Jim Webb, late of a barely noticed Democratic nomination campaign and awkward debate performance, is making noise about running. In theory, he’d be great. Elected to the Senate as a Democrat, serving as Navy Secretary in the Reagan years, he’s truly bipartisan.
Except he’s not a good candidate. Webb hates raising money, isn’t a natural debater, and is the same age as Trump and Clinton. It’s hard to imagine someone who didn’t make a dent in the primary suddenly contending for the presidency.
Perot never considered running for a major party nomination, and Roosevelt actually defeated Taft in several Republican primaries before losing out in the smoke-filled rooms at the convention.
That same losers tinge prevents John Kasich from being a reasonable option. Like Webb, he’s proven not particularly effective at the presidential level. While he’s also upside down on favorability, a third of the country still has no opinion, so he would have plenty of room for improvement.
Democrats actually like him slightly better than Republicans, so he would act as a real third option instead of a GOP spoiler. While he’s too moderate for the Republican primary electorate, the country does look quite a bit like Ohio. Repeating his approach there might work.
If he hadn’t already tried to get nominated.
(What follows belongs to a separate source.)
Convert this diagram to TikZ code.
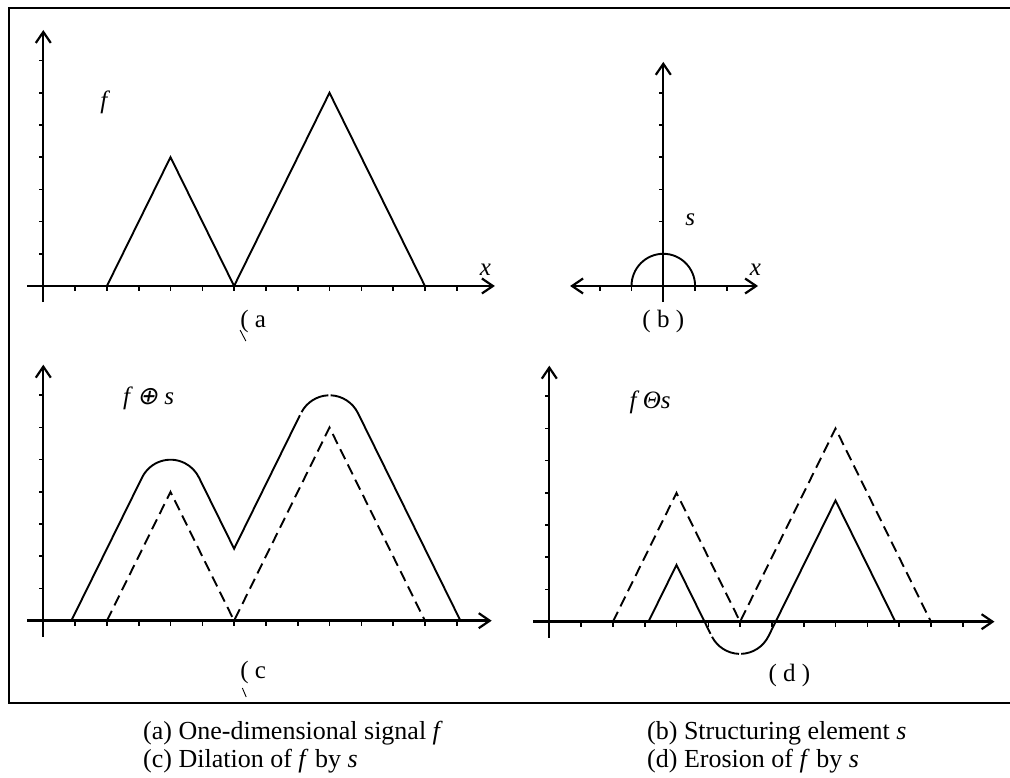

Absent that, a properly calibrated version of Kasich might have an actual chance of winning a 3-way contest as an Independent.
The other challenge is when to jump in. Perot began early, declaring his candidacy and working on ballot access before the Democrats chose a candidate. If Marco Rubio is the nominee, an extra candidate is superfluous.
While some think a Ted Cruz nomination would also encourage an additional candidate, that person would serve as a potential spoiler, not a real contender. Rasmussen is showing 63% of Republicans would vote for Trump in a race including Hillary. Cruz would score higher, leaving no room.
Throwing together a campaign at the (relative) last minute is only possible with a lot of name recognition, money or both. It’s imaginable Michael Bloomberg would finally make good on his quadrennial threat to throw his hat in the ring.
He won’t win, two New York billionaires is at least one too many, but don’t be surprised if he tries. There’s way too much available space to keep interested parties from giving it a real think.